Breastfeeding Tips

Breastfeeding help for new parents. If in doubt, please speak to your LMC, midwife, doctor, or Lactation Consultant.

Before Baby Prep

Read one or two good breastfeeding books or breastfeeding videos.

Attend a seminar on breastfeeding, or antental classes which give advice on breastfeeding.

You will need to buy plenty of quality breast pads, hand towels or flannels for spills and squirts, a good breastfeeding bra fitted late in pregnancy, and a breastfeeding pillow.

Nipple cream is also suggested in case of cracked or grazed nipples which can occur in the early days.

Breastfeeding singlets or nursing tops are also a good way to maintain discretion and help to breastfeed discretely.

You will need to use a chair that supports you and the baby while you are feeding. The legs of the chair should not be too high off the ground, and the chair arms need to be quite low to allow you to hold the baby and be comfortable while feeding. Your feet should sit flat on the floor while feeding.

Hospital Time

if you have a hospital birth, stay as long as you can!
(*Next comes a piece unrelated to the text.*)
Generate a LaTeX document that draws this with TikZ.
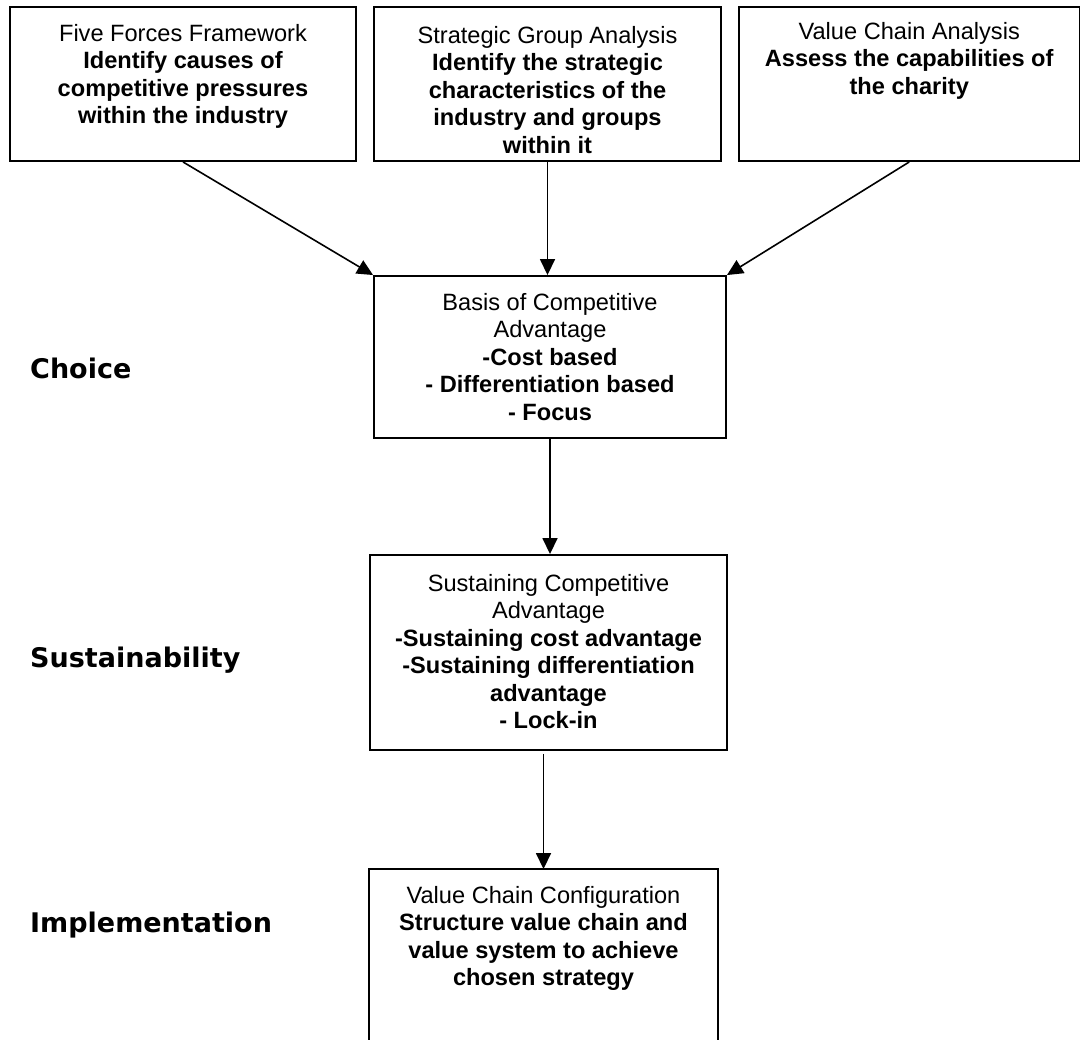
\documentclass[tikz,border=0pt]{standalone}
\usepackage{fontspec}
\setmainfont{Liberation Sans}
\newfontfamily\stagefont{DejaVu Sans}
\usetikzlibrary{arrows.meta}
\begin{document}
\begin{tikzpicture}[x=1pt,y=-1pt,
  box/.style={draw, line width=1.9pt, rectangle, inner sep=0pt},
  boxtext/.style={anchor=north, align=center, inner sep=0pt,
    font=\fontsize{23.6}{27.5}\selectfont},
  link/.style={line width=1.6pt, -{Triangle[length=16pt,width=15pt]}},
  stage/.style={anchor=base west, inner sep=0pt,
    font=\stagefont\bfseries\fontsize{27}{32}\selectfont}]
\useasboundingbox[fill=white] (0,0) rectangle (1081,1039);

% analysis boxes along the top
\node[box, minimum width=346pt, minimum height=154pt] (forces) at (183,84) {};
\node[box, minimum width=347pt, minimum height=154pt] (groups) at (547.5,84) {};
\node[box, minimum width=340.5pt, minimum height=154pt] (chain) at (909.25,84) {};

\node[boxtext] (forcesT) at (183,24) {Five Forces Framework\\
  \textbf{Identify causes of}\\ \textbf{competitive pressures}\\ \textbf{within the industry}};
\node[boxtext] (groupsT) at (547.5,26) {Strategic Group Analysis\\
  \textbf{Identify the strategic}\\ \textbf{characteristics of the}\\
  \textbf{industry and groups}\\ \textbf{within it}};
\node[boxtext] (chainT) at (909.25,22) {Value Chain Analysis\\
  \textbf{Assess the capabilities of}\\ \textbf{the charity}};

% strategy boxes down the middle
\node[box, minimum width=352pt, minimum height=162pt] (basis) at (550,357) {};
\node[boxtext] (basisT) at (550,293) {Basis of Competitive\\ Advantage\\
  \textbf{-Cost based}\\ \textbf{- Differentiation based}\\ \textbf{- Focus}};

\node[box, minimum width=357pt, minimum height=195pt] (sust) at (548.5,652.5) {};
\node[boxtext] (sustT) at (548.5,574) {Sustaining Competitive\\ Advantage\\
  \textbf{-Sustaining cost advantage}\\ \textbf{-Sustaining differentiation}\\
  \textbf{advantage}\\ \textbf{- Lock-in}};

\node[box, draw=none, minimum width=347pt, minimum height=169pt] (config) at (543.5,954.5) {};
\draw[line width=1.9pt] (config.south west) -- (config.north west)
  -- (config.north east) -- (config.south east);
\node[boxtext] (configT) at (543.5,886) {Value Chain Configuration\\
  \textbf{Structure value chain and}\\ \textbf{value system to achieve}\\
  \textbf{chosen strategy}};

% stage labels on the left
\node[stage] (choice) at (30,378) {Choice};
\node[stage] (sustainability) at (30,667) {Sustainability};
\node[stage] (implementation) at (30,932) {Implementation};

% connectors
\draw[link] (forces.south) -- (basis.north west);
\draw[link] (groups.south) -- (groups.south |- basis.north);
\draw[link] (chain.south) -- (basis.north east);
\draw[link] (basis.south) -- (basis.south |- sust.north);
\draw[link, shorten <=3pt] (config.north |- sust.south) -- (config.north);
\end{tikzpicture}
\end{document}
So many mothers wish they had done this, and that they had insisted on a midwife or their own LMC supervising and encouraging them during the early feeds.

Go to the breastfeeding room and watch videos on latching. You will gain a greater understanding of what they are demonstrating now that you have a hungry baby who wants to feed many times a day.

Be realistic in your expectations of yourself and your new baby. Every baby is different.

Focus on getting the latching of your baby right. Nipple damage can happen very quickly. If you feel pain during latching – stop! Gently break baby’s grip on your nipple and carefully disengage the baby. try again until it feels right.

Coming Home

Expect your baby to feed frequently on the breast for many weeks, you are going to be in quite a feeding routine. Keep your baby awake during feeding. Listen for the baby’s feeding sounds – suck suck swallow. Aim for your baby to empty one breast at a feed in the early days, especially if you have a lot of milk.

Feed your baby from one breast, then when they have finished burp and change baby’s nappy. Then offer the second breast. This is the breast that you will offer to baby first for the next feed. Keep track of which breast you are next due to feed from.

Limit visitors while you and your baby get breastfeeding established. Listen to the expert who is guiding you with feeding, and try not to take too much notice of all the advice well-meaning friends are keen to offer you. Their advice is from their own experience of breastfeeding, which is probably quite different to yours, and they may just confuse you.

Have breakfast early in the morning, and make sure you eat plenty of food during the day. Mothers get busy, so make sure you eat and don’t get side tracked. Ensure you drink plenty of water as this helps breastmilk production, drink a glass of water every time you feed baby. Have protein in every meal.

Get help if breastfeeding is not working for you. Your LMC should be able to guide you. If not, phone aPlunket Family Centre to arrange to see a lactation consultant. Phone Plunket Line 0800 933 922. Don’t leave it and wait – the earlier you get help the better the outcome for you and baby.